Halil Edib, İsmâil Safâ, Besim, Münir, Süruş, Nûreddin Avni, Mehmed Şevki gibi şairlerin şiirleri; Fâik Esad’ın Fars edebiyatıyla ilgili makaleleri; İsmâil Hakkı’nın Batı edebiyatçılarından yaptığı tercümeler; Halid Ziya (Uşaklıgil) ve Ahmed Râsim’in edebî, Rızâ Tevfik’in felsefî yazılarıyla okul dergisi olmaktan çıkıp edebî bir hüviyet kazanır. Ancak dergi, bu devrede daha çok eski edebiyat taraftarlarının bir araya geldiği bir yayın organı görünümü kazanmış, bazı divan edebiyatı şairlerinin eserlerine de yer vermiştir.

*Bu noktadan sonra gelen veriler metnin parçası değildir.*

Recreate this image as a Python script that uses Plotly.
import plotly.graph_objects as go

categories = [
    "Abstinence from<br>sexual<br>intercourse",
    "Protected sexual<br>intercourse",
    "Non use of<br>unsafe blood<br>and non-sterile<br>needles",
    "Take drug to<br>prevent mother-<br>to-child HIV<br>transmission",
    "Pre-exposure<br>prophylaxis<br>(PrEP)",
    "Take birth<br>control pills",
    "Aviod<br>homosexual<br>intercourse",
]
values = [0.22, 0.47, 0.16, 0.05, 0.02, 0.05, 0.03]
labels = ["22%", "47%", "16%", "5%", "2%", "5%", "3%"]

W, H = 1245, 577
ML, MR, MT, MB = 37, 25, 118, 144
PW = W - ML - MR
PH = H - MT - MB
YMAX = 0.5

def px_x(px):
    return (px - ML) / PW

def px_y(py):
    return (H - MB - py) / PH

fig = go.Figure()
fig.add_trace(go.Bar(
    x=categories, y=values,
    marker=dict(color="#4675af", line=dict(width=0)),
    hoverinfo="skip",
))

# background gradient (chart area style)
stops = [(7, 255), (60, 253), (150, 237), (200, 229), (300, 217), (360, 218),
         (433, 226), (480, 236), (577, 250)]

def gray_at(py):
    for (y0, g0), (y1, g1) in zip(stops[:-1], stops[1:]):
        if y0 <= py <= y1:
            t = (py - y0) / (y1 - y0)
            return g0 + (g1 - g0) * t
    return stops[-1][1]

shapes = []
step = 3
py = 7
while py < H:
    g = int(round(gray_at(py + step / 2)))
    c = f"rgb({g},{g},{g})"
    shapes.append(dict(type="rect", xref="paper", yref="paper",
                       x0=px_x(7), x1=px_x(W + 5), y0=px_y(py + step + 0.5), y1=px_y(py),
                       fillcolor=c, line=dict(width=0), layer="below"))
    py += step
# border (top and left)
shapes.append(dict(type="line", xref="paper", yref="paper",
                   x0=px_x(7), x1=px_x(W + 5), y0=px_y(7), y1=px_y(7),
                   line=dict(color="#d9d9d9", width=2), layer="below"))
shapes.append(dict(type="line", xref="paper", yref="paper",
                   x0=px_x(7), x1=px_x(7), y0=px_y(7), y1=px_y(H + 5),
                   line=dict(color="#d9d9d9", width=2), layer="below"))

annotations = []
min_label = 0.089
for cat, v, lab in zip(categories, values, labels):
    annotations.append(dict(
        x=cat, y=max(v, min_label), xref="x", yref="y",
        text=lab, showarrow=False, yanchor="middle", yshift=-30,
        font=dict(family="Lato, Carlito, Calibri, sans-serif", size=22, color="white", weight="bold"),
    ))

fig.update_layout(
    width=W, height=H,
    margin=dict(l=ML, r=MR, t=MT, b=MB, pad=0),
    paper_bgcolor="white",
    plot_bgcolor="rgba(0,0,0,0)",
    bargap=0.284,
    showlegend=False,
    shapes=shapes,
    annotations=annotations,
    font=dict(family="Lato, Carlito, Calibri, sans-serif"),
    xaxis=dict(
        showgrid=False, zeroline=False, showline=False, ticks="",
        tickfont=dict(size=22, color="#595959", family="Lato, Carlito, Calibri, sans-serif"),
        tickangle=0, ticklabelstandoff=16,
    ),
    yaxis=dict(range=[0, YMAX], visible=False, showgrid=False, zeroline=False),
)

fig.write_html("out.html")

Derginin edebî hüviyetini belirleyen yönetici kadrosunun sık sık değişmesiyle edebiyat anlayışı da değişmekte, zaman zaman Batı, zaman zaman Doğu kültürü ve edebiyatına ait tercüme ve yazıların ağırlık kazandığı dikkati çekmektedir. Meselâ 3. sayı ile birlikte Ahmed Efendi imzasıyla tercüme edilen Zemahşerî’nin Muķaddimetü’l-edeb’inin tefrika edilmesi okuyucular arasında memnuniyet uyandırmış, 9. sayıdan itibaren Ahmed Midhat Efendi ile Şeyh Vasfî arasında “lâmelif” konusunda cereyan eden tartışma dergiye ilgiyi arttıran diğer bir unsur olmuştur. Bu dönemde Zîver, Hüseyin Dâniş, Nûreddin Avni, Tevfik Lâmih, Nûreddin Râmih gibi şairlerin şiirleriyle derginin edebî görünümü daha da değişir.

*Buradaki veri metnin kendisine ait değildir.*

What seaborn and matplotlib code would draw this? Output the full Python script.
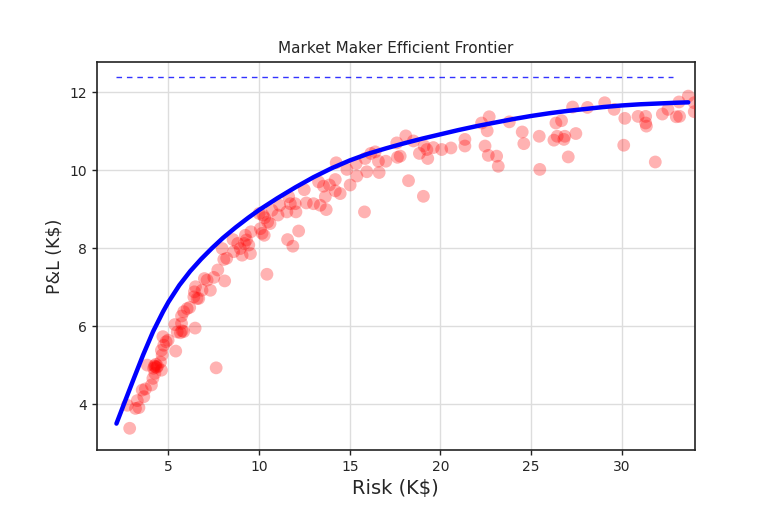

IV. cildin ikinci yarısından itibaren Mazhar ile Müstecâbîzâde İsmet’in sorumluluğunda yayımlanmaya başlanan dergi, giderek yeni edebiyatın ağırlığını hissettirmeye başladığı bir edebiyat dergisi özelliği kazanır. Dönemin genç şairlerinden Cenab Şahabeddin’in 21. sayıdan itibaren düzenli biçimde her hafta bir şiirinin çıkmasıyla birlikte Şubat 1896 tarihi dergi için bir dönüm noktası teşkil eder. Onunla beraber yeni şiir anlayışına taraftar şairlerden Menemenlizâde Mehmed Tâhir, Hüseyin Suad, Halil Edib, Tevfik Fikret, Hüseyin Sîret, Ahmed Kemal, Zaimzâde Hasan Fehmi ve İsmâil Safâ şiirleriyle dergide yer alırken 47. sayıdan itibaren Mehmed Rauf ile Hâlid Ziya’nın da katılmasıyla Mekteb tamamen bir edebiyat dergisi olur.

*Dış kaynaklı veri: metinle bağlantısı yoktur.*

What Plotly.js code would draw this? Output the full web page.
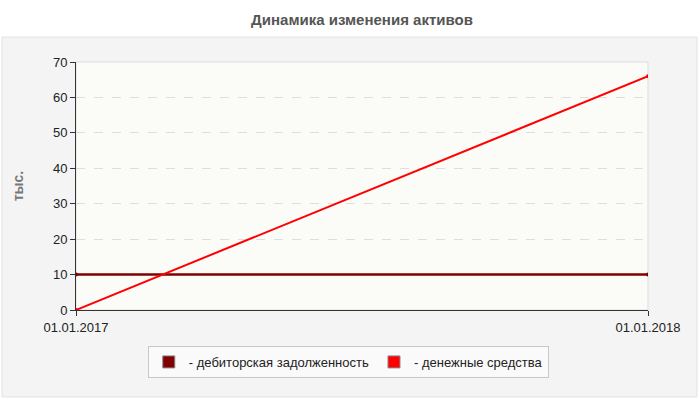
<!DOCTYPE html>
<html>
<head>
<meta charset="utf-8">
<script src="https://cdn.plot.ly/plotly-3.0.1.min.js"></script>
<style>
  body { margin: 0; background: #fff; }
  #chart { width: 700px; height: 400px; }
</style>
</head>
<body>
<div id="chart"></div>
<script>
var dates = ['2017-01-01', '2018-01-01'];
var receivables = [10, 10];
var cash = [0, 66];
var seriesNames = ['- дебиторская задолженность', '- денежные средства'];
var seriesColors = ['#800000', '#ff0000'];

var traceRec = {
    x: dates, y: receivables, mode: 'lines+markers', showlegend: false,
    line: {color: seriesColors[0], width: 2.5},
    marker: {color: seriesColors[0], size: 4}
};
var traceCash = {
    x: dates, y: cash, mode: 'lines+markers', showlegend: false,
    line: {color: seriesColors[1], width: 2},
    marker: {color: seriesColors[1], size: 4}
};
// legend only entries (filled boxes)
var legRec = {x: [null], y: [null], type: 'bar', name: seriesNames[0],
    marker: {color: seriesColors[0], line: {color: '#888', width: 1}}};
var legCash = {x: [null], y: [null], type: 'bar', name: seriesNames[1],
    marker: {color: seriesColors[1], line: {color: '#888', width: 1}}};

var layout = {
    width: 700, height: 400,
    margin: {l: 76, r: 52, t: 62, b: 90},
    paper_bgcolor: '#ffffff',
    plot_bgcolor: '#fbfbf8',
    font: {family: 'Liberation Sans, Arial, sans-serif', size: 13, color: '#222'},
    title: {text: 'Динамика изменения активов', x: 0.5, xref: 'paper',
        yref: 'container', y: 0.95, yanchor: 'middle',
        font: {size: 15, color: '#555', weight: 'bold'}},
    xaxis: {
        type: 'date', range: [dates[0], dates[1]],
        tickvals: dates, tickformat: '%d.%m.%Y',
        showgrid: false, zeroline: false,
        showline: true, linecolor: '#333', linewidth: 1,
        ticks: 'outside', ticklen: 5, tickcolor: '#333',
        tickfont: {size: 13, color: '#222'}
    },
    yaxis: {
        range: [0, 70], dtick: 10,
        showgrid: true, gridcolor: '#dedede', griddash: 'dash',
        zeroline: false,
        showline: true, linecolor: '#333', linewidth: 1,
        ticks: 'outside', ticklen: 5, tickcolor: '#333',
        tickfont: {size: 13, color: '#222'},
        title: {text: 'тыс.', standoff: 26, font: {size: 14, color: '#777', weight: 'bold'}}
    },
    legend: {
        orientation: 'h', x: 0.476, xanchor: 'center', y: -0.145, yanchor: 'top',
        bgcolor: '#fafafa', bordercolor: '#c8c8c8', borderwidth: 1,
        itemwidth: 30, tracegroupgap: 0,
        font: {size: 13, color: '#222'}
    },
    shapes: [
        {type: 'rect', xref: 'paper', yref: 'paper', layer: 'below',
         x0: -0.1294, x1: 1.0857, y0: -0.3508, y1: 1.1008,
         fillcolor: '#f4f4f4', line: {color: '#e2e2e2', width: 1}},
        {type: 'rect', xref: 'paper', yref: 'paper', layer: 'below',
         x0: 0, x1: 1, y0: 0, y1: 1,
         fillcolor: '#fbfbf8', line: {color: '#dddddd', width: 1}}
    ]
};

Plotly.newPlot('chart', [legRec, legCash, traceRec, traceCash], layout, {displayModeBar: false});
</script>
</body>
</html>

9 Nisan 1896 tarihli 28. sayıda “İstimzâcı Edebî” başlığı altında okuyucuların mektuplarıyla katıldığı bir köşe açılır ve burada eski ve yeni şairlerden “mısra-ı berceste” seçimi yapılır. Daha sonra aynı köşede Osmanlı imlâsının nasıl olması gerektiği konusunda okuyucuların görüşlerine yer verilir. Yine okuyucular arasında yapılan bir anketle en iyi şairler seçilir. 53. sayıdan itibaren Mehmed Rauf edebiyat tarihi yazıları, tenkitleri ve mensur şiirleriyle, C(im) Niyâzi yabancı edebiyat tarihi yazıları, Rauf Zâtî felsefî yazıları, Hâlid Safâ edebiyat üzerine yazıları, Hâlid Ziya uzun bir hikâyesiyle derginin yazı kadrosuna katılır. Bu dönemde Halil Edib (edebî şahsiyetler), Necib Âsım (dil konularında yazılar), Cemil Zeki (Zola’dan tercümeler), Ahmed Râsim’in (sohbet yazıları) yanı sıra Ali Seydi Bey, Ali Suad Besim, Abdullah Cevdet, Mehmed Âkif, H. Nâzım, Nûreddin Ferruh ve Safvet de şiirleriyle dergide yer alır.

Mekteb 11 Şubat 1898 tarihli 72. sayısıyla yayımına son verir. Bunda, derginin şair ve yazar kadrosundan önemli bir kısmının Servet-i Fünûn’a geçmesi büyük rol oynar. Bu sayıda yapılan açıklamada, derginin özellikle son yıllar içerisinde yeni edebiyat örneklerine sayfalarını açtığı belirtilerek Türk edebiyatının gelişmesi yolunda elden gelen gayretin gösterildiği ifade edilir.

BİBLİYOGRAFYA:

Hüseyin Cahit Yalçın, Edebî Hâtıralar, İstanbul 1935, s. 56-65; Halit Ziya Uşaklıgil, Kırk Yıl, İstanbul 1969, s. 371-373, 400, 403-405; Hasan Duman, Katalog, s. 250; Cem Şems Tümer, Mektep Mecmuası: Tahlilî Fihrist, İnceleme ve Seçilmiş Yazılar (yüksek lisans tezi, 1994), Atatürk Üniversitesi Sosyal Bilimler Enstitüsü; a.mlf., “1896’da Bir İmlâ Anketi”, TDl., sy. 529 (1996), s. 26-28; a.mlf., “Mektep Dergisi Hakkında Yapılan Çalışmalara Dair Bazı Dikkatler”, Atatürk Üniversitesi Türkiyat Araştırmaları Enstitüsü Dergisi, sy. 21, Erzurum 2003, s. 323-337; Necat Birinci, “Mekteb”, TDEA, VI, 229-230.